> [Exercise goal]: Can you transcribe every entry word for word, skipping the images?

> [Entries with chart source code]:

'''

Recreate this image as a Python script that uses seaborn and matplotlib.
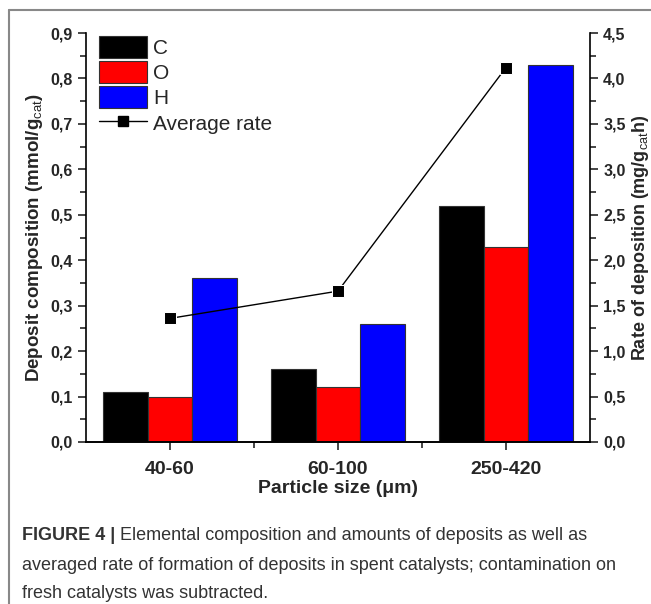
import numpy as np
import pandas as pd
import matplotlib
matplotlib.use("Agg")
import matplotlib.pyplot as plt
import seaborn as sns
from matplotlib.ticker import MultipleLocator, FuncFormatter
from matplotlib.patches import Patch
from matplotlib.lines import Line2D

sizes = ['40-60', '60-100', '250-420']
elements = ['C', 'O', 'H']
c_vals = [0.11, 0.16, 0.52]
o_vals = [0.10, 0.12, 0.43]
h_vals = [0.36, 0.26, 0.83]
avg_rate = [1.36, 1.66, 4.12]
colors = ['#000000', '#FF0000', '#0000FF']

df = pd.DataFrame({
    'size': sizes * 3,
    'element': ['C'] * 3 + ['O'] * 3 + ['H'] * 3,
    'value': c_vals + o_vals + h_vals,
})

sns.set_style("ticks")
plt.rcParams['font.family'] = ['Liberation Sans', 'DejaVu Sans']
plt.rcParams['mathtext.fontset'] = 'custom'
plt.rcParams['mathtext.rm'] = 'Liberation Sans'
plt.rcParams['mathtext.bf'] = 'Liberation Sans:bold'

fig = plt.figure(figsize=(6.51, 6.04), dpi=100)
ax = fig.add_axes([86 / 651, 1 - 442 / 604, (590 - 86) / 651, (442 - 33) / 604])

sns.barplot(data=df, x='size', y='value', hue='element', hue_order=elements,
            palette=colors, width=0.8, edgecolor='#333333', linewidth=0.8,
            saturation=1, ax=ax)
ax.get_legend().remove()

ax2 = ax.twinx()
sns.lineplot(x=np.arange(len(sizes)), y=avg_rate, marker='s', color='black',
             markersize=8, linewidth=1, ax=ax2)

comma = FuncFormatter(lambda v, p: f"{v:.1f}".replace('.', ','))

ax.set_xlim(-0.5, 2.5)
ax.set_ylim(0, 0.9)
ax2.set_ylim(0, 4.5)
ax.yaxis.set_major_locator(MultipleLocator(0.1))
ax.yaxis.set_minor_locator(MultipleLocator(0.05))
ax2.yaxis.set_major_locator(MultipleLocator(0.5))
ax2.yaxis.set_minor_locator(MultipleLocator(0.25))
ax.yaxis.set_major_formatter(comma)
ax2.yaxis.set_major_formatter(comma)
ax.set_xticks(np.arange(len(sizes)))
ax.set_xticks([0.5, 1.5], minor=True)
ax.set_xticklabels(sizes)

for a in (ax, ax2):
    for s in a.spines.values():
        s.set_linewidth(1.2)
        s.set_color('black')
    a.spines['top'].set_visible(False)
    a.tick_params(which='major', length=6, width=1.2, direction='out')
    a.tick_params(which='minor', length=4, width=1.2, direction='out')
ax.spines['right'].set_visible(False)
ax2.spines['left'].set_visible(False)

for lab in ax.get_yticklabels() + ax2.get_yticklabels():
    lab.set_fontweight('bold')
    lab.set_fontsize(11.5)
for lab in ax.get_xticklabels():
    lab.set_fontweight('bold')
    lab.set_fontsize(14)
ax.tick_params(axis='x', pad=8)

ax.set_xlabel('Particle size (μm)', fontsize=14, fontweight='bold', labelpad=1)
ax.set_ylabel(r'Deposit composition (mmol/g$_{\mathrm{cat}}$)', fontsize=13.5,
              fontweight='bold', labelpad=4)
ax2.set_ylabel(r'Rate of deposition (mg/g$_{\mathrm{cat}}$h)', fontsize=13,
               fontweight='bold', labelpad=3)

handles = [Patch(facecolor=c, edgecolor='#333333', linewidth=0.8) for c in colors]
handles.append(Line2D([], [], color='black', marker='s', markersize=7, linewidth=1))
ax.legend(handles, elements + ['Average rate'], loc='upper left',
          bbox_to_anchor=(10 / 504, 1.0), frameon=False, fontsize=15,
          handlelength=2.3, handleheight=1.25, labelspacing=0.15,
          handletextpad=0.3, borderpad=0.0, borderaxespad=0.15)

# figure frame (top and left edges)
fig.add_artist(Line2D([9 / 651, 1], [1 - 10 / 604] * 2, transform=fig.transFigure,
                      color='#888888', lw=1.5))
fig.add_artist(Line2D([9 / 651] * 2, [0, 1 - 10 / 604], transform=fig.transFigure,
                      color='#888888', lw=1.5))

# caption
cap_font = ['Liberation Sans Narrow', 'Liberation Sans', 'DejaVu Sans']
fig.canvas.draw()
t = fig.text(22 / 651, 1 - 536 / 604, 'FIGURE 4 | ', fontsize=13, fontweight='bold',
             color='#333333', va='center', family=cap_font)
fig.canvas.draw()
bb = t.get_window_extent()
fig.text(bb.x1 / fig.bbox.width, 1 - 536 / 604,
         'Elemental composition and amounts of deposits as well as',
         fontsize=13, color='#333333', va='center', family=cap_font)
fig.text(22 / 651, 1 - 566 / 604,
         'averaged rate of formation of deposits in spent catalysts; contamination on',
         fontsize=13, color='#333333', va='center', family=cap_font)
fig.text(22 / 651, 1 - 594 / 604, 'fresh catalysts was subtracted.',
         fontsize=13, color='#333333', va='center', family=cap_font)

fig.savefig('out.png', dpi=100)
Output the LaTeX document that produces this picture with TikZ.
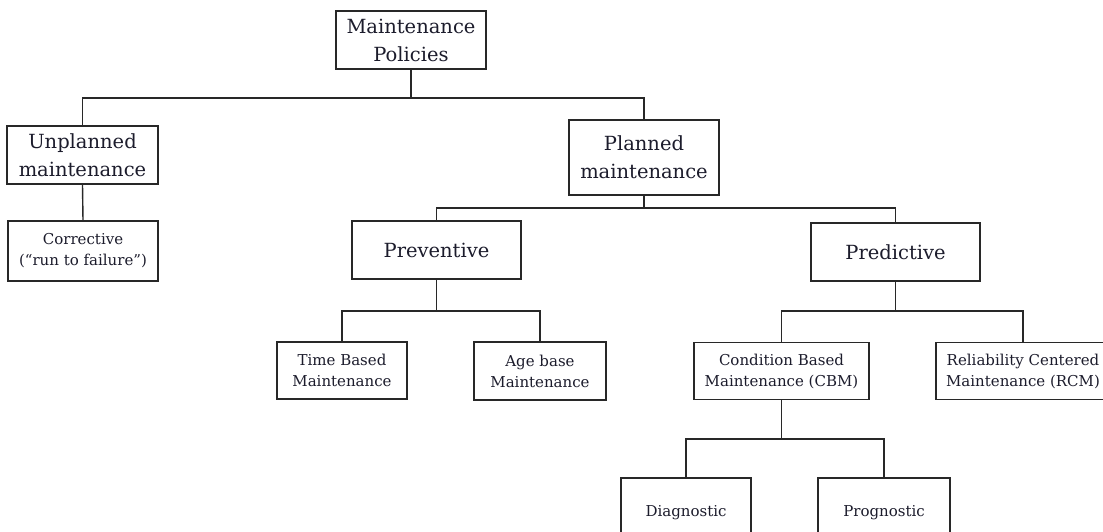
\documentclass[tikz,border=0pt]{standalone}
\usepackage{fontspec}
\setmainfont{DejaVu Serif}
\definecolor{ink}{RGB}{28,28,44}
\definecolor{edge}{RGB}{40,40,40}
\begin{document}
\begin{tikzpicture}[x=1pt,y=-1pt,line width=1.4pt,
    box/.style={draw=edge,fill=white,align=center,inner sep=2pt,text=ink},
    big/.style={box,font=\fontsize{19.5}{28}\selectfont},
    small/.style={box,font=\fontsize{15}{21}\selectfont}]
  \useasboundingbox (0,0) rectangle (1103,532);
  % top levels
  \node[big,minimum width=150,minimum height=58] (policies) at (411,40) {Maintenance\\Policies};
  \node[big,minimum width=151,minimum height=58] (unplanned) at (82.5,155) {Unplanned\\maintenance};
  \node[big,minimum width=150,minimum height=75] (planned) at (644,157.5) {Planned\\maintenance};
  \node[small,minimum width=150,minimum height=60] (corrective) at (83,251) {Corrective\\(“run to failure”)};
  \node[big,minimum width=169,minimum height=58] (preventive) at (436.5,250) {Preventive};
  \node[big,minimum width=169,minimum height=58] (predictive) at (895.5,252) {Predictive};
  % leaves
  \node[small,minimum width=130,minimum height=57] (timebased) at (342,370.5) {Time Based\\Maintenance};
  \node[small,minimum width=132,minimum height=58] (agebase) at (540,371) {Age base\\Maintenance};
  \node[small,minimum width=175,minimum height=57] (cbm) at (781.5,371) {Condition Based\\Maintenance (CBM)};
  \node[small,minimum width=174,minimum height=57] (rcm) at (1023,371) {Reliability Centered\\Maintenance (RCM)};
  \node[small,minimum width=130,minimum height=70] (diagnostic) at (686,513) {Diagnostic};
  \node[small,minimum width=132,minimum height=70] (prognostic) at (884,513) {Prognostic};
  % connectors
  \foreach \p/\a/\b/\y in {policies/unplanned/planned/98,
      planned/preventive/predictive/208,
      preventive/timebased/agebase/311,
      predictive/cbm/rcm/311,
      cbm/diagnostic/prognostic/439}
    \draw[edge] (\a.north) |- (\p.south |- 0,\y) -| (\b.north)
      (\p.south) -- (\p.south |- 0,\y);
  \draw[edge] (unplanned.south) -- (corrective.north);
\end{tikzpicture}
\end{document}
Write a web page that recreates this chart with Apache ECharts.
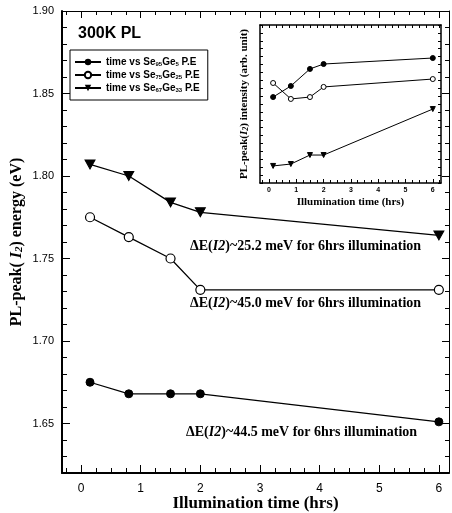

'''

> [Solution]:
Recreate this image as a Python script that uses seaborn and matplotlib.
import numpy as np
import pandas as pd
import matplotlib
matplotlib.use("Agg")
import matplotlib.pyplot as plt
import seaborn as sns
from matplotlib.ticker import MultipleLocator, FuncFormatter
from matplotlib.patches import Patch
from matplotlib.lines import Line2D

sizes = ['40-60', '60-100', '250-420']
elements = ['C', 'O', 'H']
c_vals = [0.11, 0.16, 0.52]
o_vals = [0.10, 0.12, 0.43]
h_vals = [0.36, 0.26, 0.83]
avg_rate = [1.36, 1.66, 4.12]
colors = ['#000000', '#FF0000', '#0000FF']

df = pd.DataFrame({
    'size': sizes * 3,
    'element': ['C'] * 3 + ['O'] * 3 + ['H'] * 3,
    'value': c_vals + o_vals + h_vals,
})

sns.set_style("ticks")
plt.rcParams['font.family'] = ['Liberation Sans', 'DejaVu Sans']
plt.rcParams['mathtext.fontset'] = 'custom'
plt.rcParams['mathtext.rm'] = 'Liberation Sans'
plt.rcParams['mathtext.bf'] = 'Liberation Sans:bold'

fig = plt.figure(figsize=(6.51, 6.04), dpi=100)
ax = fig.add_axes([86 / 651, 1 - 442 / 604, (590 - 86) / 651, (442 - 33) / 604])

sns.barplot(data=df, x='size', y='value', hue='element', hue_order=elements,
            palette=colors, width=0.8, edgecolor='#333333', linewidth=0.8,
            saturation=1, ax=ax)
ax.get_legend().remove()

ax2 = ax.twinx()
sns.lineplot(x=np.arange(len(sizes)), y=avg_rate, marker='s', color='black',
             markersize=8, linewidth=1, ax=ax2)

comma = FuncFormatter(lambda v, p: f"{v:.1f}".replace('.', ','))

ax.set_xlim(-0.5, 2.5)
ax.set_ylim(0, 0.9)
ax2.set_ylim(0, 4.5)
ax.yaxis.set_major_locator(MultipleLocator(0.1))
ax.yaxis.set_minor_locator(MultipleLocator(0.05))
ax2.yaxis.set_major_locator(MultipleLocator(0.5))
ax2.yaxis.set_minor_locator(MultipleLocator(0.25))
ax.yaxis.set_major_formatter(comma)
ax2.yaxis.set_major_formatter(comma)
ax.set_xticks(np.arange(len(sizes)))
ax.set_xticks([0.5, 1.5], minor=True)
ax.set_xticklabels(sizes)

for a in (ax, ax2):
    for s in a.spines.values():
        s.set_linewidth(1.2)
        s.set_color('black')
    a.spines['top'].set_visible(False)
    a.tick_params(which='major', length=6, width=1.2, direction='out')
    a.tick_params(which='minor', length=4, width=1.2, direction='out')
ax.spines['right'].set_visible(False)
ax2.spines['left'].set_visible(False)

for lab in ax.get_yticklabels() + ax2.get_yticklabels():
    lab.set_fontweight('bold')
    lab.set_fontsize(11.5)
for lab in ax.get_xticklabels():
    lab.set_fontweight('bold')
    lab.set_fontsize(14)
ax.tick_params(axis='x', pad=8)

ax.set_xlabel('Particle size (μm)', fontsize=14, fontweight='bold', labelpad=1)
ax.set_ylabel(r'Deposit composition (mmol/g$_{\mathrm{cat}}$)', fontsize=13.5,
              fontweight='bold', labelpad=4)
ax2.set_ylabel(r'Rate of deposition (mg/g$_{\mathrm{cat}}$h)', fontsize=13,
               fontweight='bold', labelpad=3)

handles = [Patch(facecolor=c, edgecolor='#333333', linewidth=0.8) for c in colors]
handles.append(Line2D([], [], color='black', marker='s', markersize=7, linewidth=1))
ax.legend(handles, elements + ['Average rate'], loc='upper left',
          bbox_to_anchor=(10 / 504, 1.0), frameon=False, fontsize=15,
          handlelength=2.3, handleheight=1.25, labelspacing=0.15,
          handletextpad=0.3, borderpad=0.0, borderaxespad=0.15)

# figure frame (top and left edges)
fig.add_artist(Line2D([9 / 651, 1], [1 - 10 / 604] * 2, transform=fig.transFigure,
                      color='#888888', lw=1.5))
fig.add_artist(Line2D([9 / 651] * 2, [0, 1 - 10 / 604], transform=fig.transFigure,
                      color='#888888', lw=1.5))

# caption
cap_font = ['Liberation Sans Narrow', 'Liberation Sans', 'DejaVu Sans']
fig.canvas.draw()
t = fig.text(22 / 651, 1 - 536 / 604, 'FIGURE 4 | ', fontsize=13, fontweight='bold',
             color='#333333', va='center', family=cap_font)
fig.canvas.draw()
bb = t.get_window_extent()
fig.text(bb.x1 / fig.bbox.width, 1 - 536 / 604,
         'Elemental composition and amounts of deposits as well as',
         fontsize=13, color='#333333', va='center', family=cap_font)
fig.text(22 / 651, 1 - 566 / 604,
         'averaged rate of formation of deposits in spent catalysts; contamination on',
         fontsize=13, color='#333333', va='center', family=cap_font)
fig.text(22 / 651, 1 - 594 / 604, 'fresh catalysts was subtracted.',
         fontsize=13, color='#333333', va='center', family=cap_font)

fig.savefig('out.png', dpi=100)
Output the LaTeX document that produces this picture with TikZ.
\documentclass[tikz,border=0pt]{standalone}
\usepackage{fontspec}
\setmainfont{DejaVu Serif}
\definecolor{ink}{RGB}{28,28,44}
\definecolor{edge}{RGB}{40,40,40}
\begin{document}
\begin{tikzpicture}[x=1pt,y=-1pt,line width=1.4pt,
    box/.style={draw=edge,fill=white,align=center,inner sep=2pt,text=ink},
    big/.style={box,font=\fontsize{19.5}{28}\selectfont},
    small/.style={box,font=\fontsize{15}{21}\selectfont}]
  \useasboundingbox (0,0) rectangle (1103,532);
  % top levels
  \node[big,minimum width=150,minimum height=58] (policies) at (411,40) {Maintenance\\Policies};
  \node[big,minimum width=151,minimum height=58] (unplanned) at (82.5,155) {Unplanned\\maintenance};
  \node[big,minimum width=150,minimum height=75] (planned) at (644,157.5) {Planned\\maintenance};
  \node[small,minimum width=150,minimum height=60] (corrective) at (83,251) {Corrective\\(“run to failure”)};
  \node[big,minimum width=169,minimum height=58] (preventive) at (436.5,250) {Preventive};
  \node[big,minimum width=169,minimum height=58] (predictive) at (895.5,252) {Predictive};
  % leaves
  \node[small,minimum width=130,minimum height=57] (timebased) at (342,370.5) {Time Based\\Maintenance};
  \node[small,minimum width=132,minimum height=58] (agebase) at (540,371) {Age base\\Maintenance};
  \node[small,minimum width=175,minimum height=57] (cbm) at (781.5,371) {Condition Based\\Maintenance (CBM)};
  \node[small,minimum width=174,minimum height=57] (rcm) at (1023,371) {Reliability Centered\\Maintenance (RCM)};
  \node[small,minimum width=130,minimum height=70] (diagnostic) at (686,513) {Diagnostic};
  \node[small,minimum width=132,minimum height=70] (prognostic) at (884,513) {Prognostic};
  % connectors
  \foreach \p/\a/\b/\y in {policies/unplanned/planned/98,
      planned/preventive/predictive/208,
      preventive/timebased/agebase/311,
      predictive/cbm/rcm/311,
      cbm/diagnostic/prognostic/439}
    \draw[edge] (\a.north) |- (\p.south |- 0,\y) -| (\b.north)
      (\p.south) -- (\p.south |- 0,\y);
  \draw[edge] (unplanned.south) -- (corrective.north);
\end{tikzpicture}
\end{document}
Write a web page that recreates this chart with Apache ECharts.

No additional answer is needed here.